I have also countered with the fact that "nothing" is our greatest influence, yet you have failed to seriously consider that. Why not?
I have made no such assumption, nor can what I have written be construed as such.
Science is under a permanent state of evolving its theories and conclusions.
I have already responded to your notion of cause and effect being a temporal illusion. I even provided the post number when you previously asked why I had not responded.
Simply put, whether things happen in a linear perception of time or whether it all occurs at t=0, effect is the result of a cause. That is all that is required for the notion of cause and effect to hold.
I have also found the notion of "nothing" to be irrelevant as I do not consider "nothing" to be possible. There is always something.
I explained this previously as well, and you have not since shown why I should take the notion to be possible.
There is also in line with my thoughts you quoted above, that if influences were exactly the same value to the person, example influence a,b,c,d... all equaled 10 points each then one could suggest that if all influences were applied as equal then none would be considered as being influential individually. Does this not grant the person a freedom to choose?

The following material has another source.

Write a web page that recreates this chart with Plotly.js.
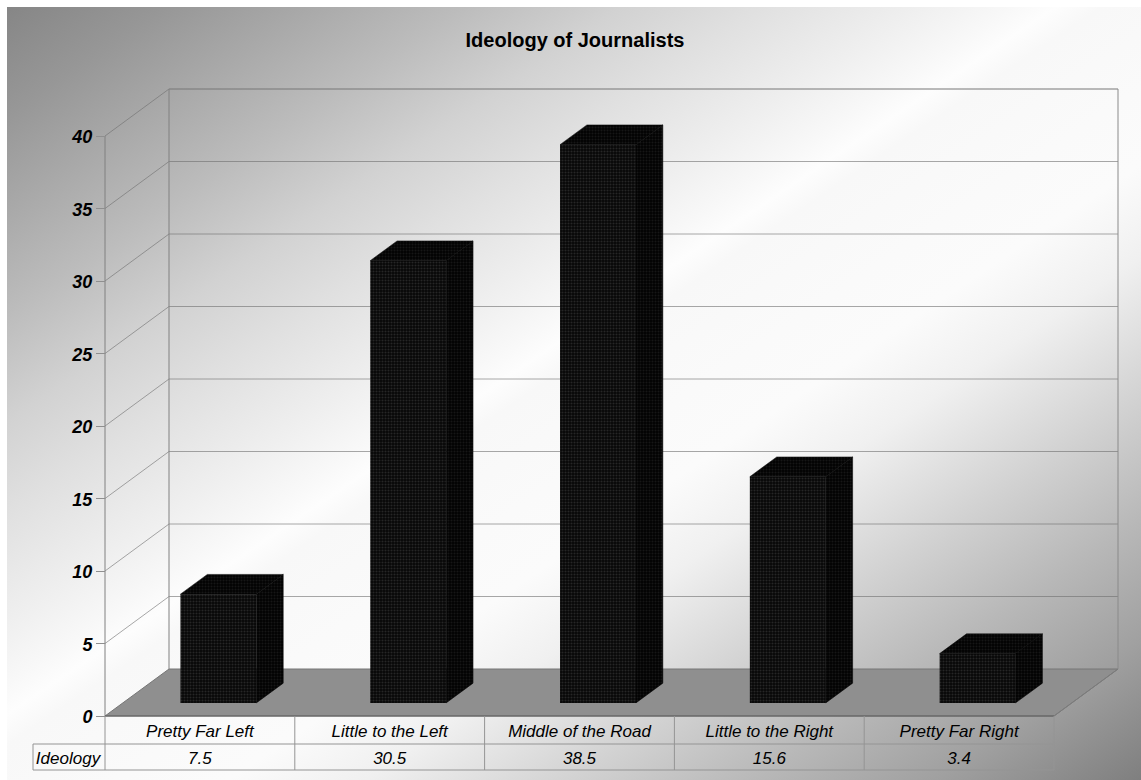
<!DOCTYPE html>
<html>
<head>
<meta charset="utf-8">
<script src="https://cdn.plot.ly/plotly-3.0.1.min.js"></script>
<style>
  html, body { margin: 0; padding: 0; background: #fff; }
  #panel {
    position: absolute; left: 7px; top: 7px; width: 1134px; height: 773px;
    background: linear-gradient(146deg,
      #868686 0%, #979797 7%, #a8a8a8 13%, #bcbcbc 20%, #d2d2d2 27%, #e0e0e0 33%, #efefef 40%,
      #f8f8f8 44%, #fdfdfd 46%, #f8f8f8 48%, #fafafa 55%, #fbfbfb 60%, #f0f0f0 66%,
      #d2d2d2 75%, #b8b8b8 83%, #a0a0a0 91%, #7f7f7f 100%);
  }
  #chart { position: absolute; left: 0; top: 0; width: 1141px; height: 780px; }
</style>
</head>
<body>
<div id="panel"></div>
<div id="chart"></div>
<script>
const categories = ['Pretty Far Left', 'Little to the Left', 'Middle of the Road', 'Little to the Right', 'Pretty Far Right'];
const ideology = [7.5, 30.5, 38.5, 15.6, 3.4];
const rowLabel = 'Ideology';
const valueTicks = [0, 5, 10, 15, 20, 25, 30, 35, 40];

// Page geometry of the front plane of the oblique box
const W = 1141, H = 780;
const X0 = 105, PX_PER_CAT = 189.8;
const Y0 = 716, PX_PER_UNIT = 14.5;
// Shift of the back wall, converted to axis units
const DX = 64 / PX_PER_CAT, DY = 47 / PX_PER_UNIT;
// Row lines of the table under the floor, in axis units
const ROW1 = -(744 - Y0) / PX_PER_UNIT, ROW2 = -(770 - Y0) / PX_PER_UNIT;
const ROW_LEFT = (33 - X0) / PX_PER_CAT;
const N = categories.length;

const BAR_W = 0.4, GAP = 0.3, D_FRONT = 0.3, D_BACK = 0.72;
// Small nudge of the boxes on the floor
const NUDGE_X = -0.7 / PX_PER_CAT, NUDGE_Y = -1 / PX_PER_UNIT;
const proj = (c, v, d) => [c + d * DX, v + d * DY];

const font = 'Liberation Sans, Arial, sans-serif';
const line = (x0, y0, x1, y1, color, width) => ({
  type: 'line', xref: 'x', yref: 'y', layer: 'below', x0, y0, x1, y1,
  line: { color: color, width: width || 1 }
});

// Floor, walls, gridlines and table rules
const shapes = [];
const f = [proj(0, 0, 0), proj(N, 0, 0), proj(N, 0, 1), proj(0, 0, 1)];
shapes.push({
  type: 'path', xref: 'x', yref: 'y', layer: 'below',
  path: 'M' + f.map(p => p.join(' ')).join(' L') + ' Z',
  fillcolor: '#8f8f8f', line: { color: '#767676', width: 1 }
});
const gridColor = 'rgba(110,110,110,0.6)';
valueTicks.forEach(v => {
  if (v > 0) {
    shapes.push(line(DX, v + DY, N + DX, v + DY, v === 40 ? '#777777' : gridColor));
    shapes.push(line(0, v, DX, v + DY, gridColor));
  }
});
const maxTick = valueTicks[valueTicks.length - 1];
shapes.push(line(0, 0, 0, maxTick, '#808080'));
shapes.push(line(DX, DY, DX, maxTick + DY, '#808080'));
shapes.push(line(N + DX, DY, N + DX, maxTick + DY, '#8a8a8a'));
shapes.push(line(N, 0, N + DX, DY, '#7c7c7c'));
shapes.push(line(0, 0, N, 0, '#5e5e5e'));
const rule = '#949494';
shapes.push(line(ROW_LEFT, ROW1, N, ROW1, rule));
shapes.push(line(ROW_LEFT, ROW2, N, ROW2, rule));
shapes.push(line(ROW_LEFT, ROW1, ROW_LEFT, ROW2, rule));
for (let i = 0; i <= N; i++) shapes.push(line(i, 0, i, ROW2, rule));

// Front faces are regular bars standing on the shifted floor
const frontFaces = {
  type: 'bar',
  x: categories.map((_, i) => i + 0.5 + D_FRONT * DX + NUDGE_X),
  y: ideology,
  base: ideology.map(() => D_FRONT * DY + NUDGE_Y),
  width: BAR_W,
  marker: {
    color: '#070707',
    line: { width: 0 },
    pattern: { shape: '.', fgcolor: '#262626', bgcolor: '#060606', size: 3, solidity: 0.4 }
  },
  hoverinfo: 'skip'
};

// Side and top faces of each box
const faceTraces = [];
const dark = { shape: '.', fgcolor: '#161616', bgcolor: '#020202', size: 3, solidity: 0.35 };
ideology.forEach((v, i) => {
  const l = i + GAP, r = l + BAR_W;
  const side = [proj(r, 0, D_FRONT), proj(r, 0, D_BACK), proj(r, v, D_BACK), proj(r, v, D_FRONT)];
  const cap = [proj(l, v, D_FRONT), proj(r, v, D_FRONT), proj(r, v, D_BACK), proj(l, v, D_BACK)];
  [side, cap].forEach(poly => faceTraces.push({
    type: 'scatter', mode: 'lines', fill: 'toself',
    x: poly.map(p => p[0] + NUDGE_X).concat(poly[0][0] + NUDGE_X),
    y: poly.map(p => p[1] + NUDGE_Y).concat(poly[0][1] + NUDGE_Y),
    fillcolor: '#030303', fillpattern: dark,
    line: { color: '#030303', width: 0.5 },
    hoverinfo: 'skip'
  }));
});

// Table row holding the values, centred a little under the middle of the row
const VALUE_ROW_Y = (ROW1 + ROW2) / 2 - 2.5 / PX_PER_UNIT;
const tableValues = {
  type: 'scatter', mode: 'text',
  x: categories.map((_, i) => i + 0.5),
  y: ideology.map(() => VALUE_ROW_Y),
  text: ideology.map(v => v.toFixed(1)),
  textposition: 'middle center',
  textfont: { family: font, size: 17, color: '#000', style: 'italic' },
  hoverinfo: 'skip'
};
const tableHead = {
  type: 'scatter', mode: 'text',
  x: [ROW_LEFT / 2 - 1 / PX_PER_CAT], y: [VALUE_ROW_Y], text: [rowLabel],
  textposition: 'middle center',
  textfont: { family: font, size: 17, color: '#000', style: 'italic' },
  hoverinfo: 'skip'
};

const layout = {
  width: W, height: H,
  margin: { l: 0, r: 0, t: 0, b: 0, pad: 0 },
  paper_bgcolor: 'rgba(0,0,0,0)',
  plot_bgcolor: 'rgba(0,0,0,0)',
  showlegend: false,
  title: {
    text: '<b>Ideology of Journalists</b>',
    x: 575 / W, xanchor: 'center', y: 1 - 40 / H, yanchor: 'middle',
    font: { family: font, size: 20, color: '#000' }
  },
  xaxis: {
    range: [-X0 / PX_PER_CAT, (W - X0) / PX_PER_CAT],
    domain: [0, 1], anchor: 'free', position: (H - Y0) / H,
    tickmode: 'array',
    tickvals: categories.map((_, i) => i + 0.5),
    ticktext: categories,
    ticks: '', showgrid: false, zeroline: false, showline: false,
    ticklabelstandoff: 3,
    tickfont: { family: font, size: 17, color: '#000', style: 'italic' }
  },
  yaxis: {
    range: [-(H - Y0) / PX_PER_UNIT, Y0 / PX_PER_UNIT],
    domain: [0, 1], anchor: 'free', position: X0 / W,
    tickmode: 'array', tickvals: valueTicks,
    ticks: 'outside', ticklen: 9, tickcolor: '#8f8f8f', tickwidth: 1,
    ticklabelshift: 1,
    showgrid: false, zeroline: false, showline: false,
    tickfont: { family: font, size: 18, color: '#000', style: 'italic', weight: 700 }
  },
  shapes: shapes
};

Plotly.newPlot('chart', [frontFaces].concat(faceTraces, [tableValues, tableHead]), layout,
  { displayModeBar: false, staticPlot: true });
</script>
</body>
</html>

No. On what basis would it choose? what would cause the person to select one over the other. It could be random, sure, but then the person has no "choice" in a random selection. But if there is an actual choice then there must be a cause behind it, that tipped the scale in favour of whichever one was selected. We may not be aware of it, hence we may think our "choice" is a display of freewill.
When dealing with infinite influences the chance of influences being of equal value would be rather high. [ to the point of mind numbing tedium] Does this not grant freedom to choose?
The chance of them being equal would be next to zero.
If you accept there are an infinite points between 0 and 1, there would still be an infinite number even if one of them was 0.5 in width. The rest of the infinite would then sum to 0.5, but would each be far less than that single influence.
Further, it is probable that the infinite influences converge into much larger ones, and above a certain size we become aware of them. And those influences already include our conscious thoughts as part of the complex feedback involved.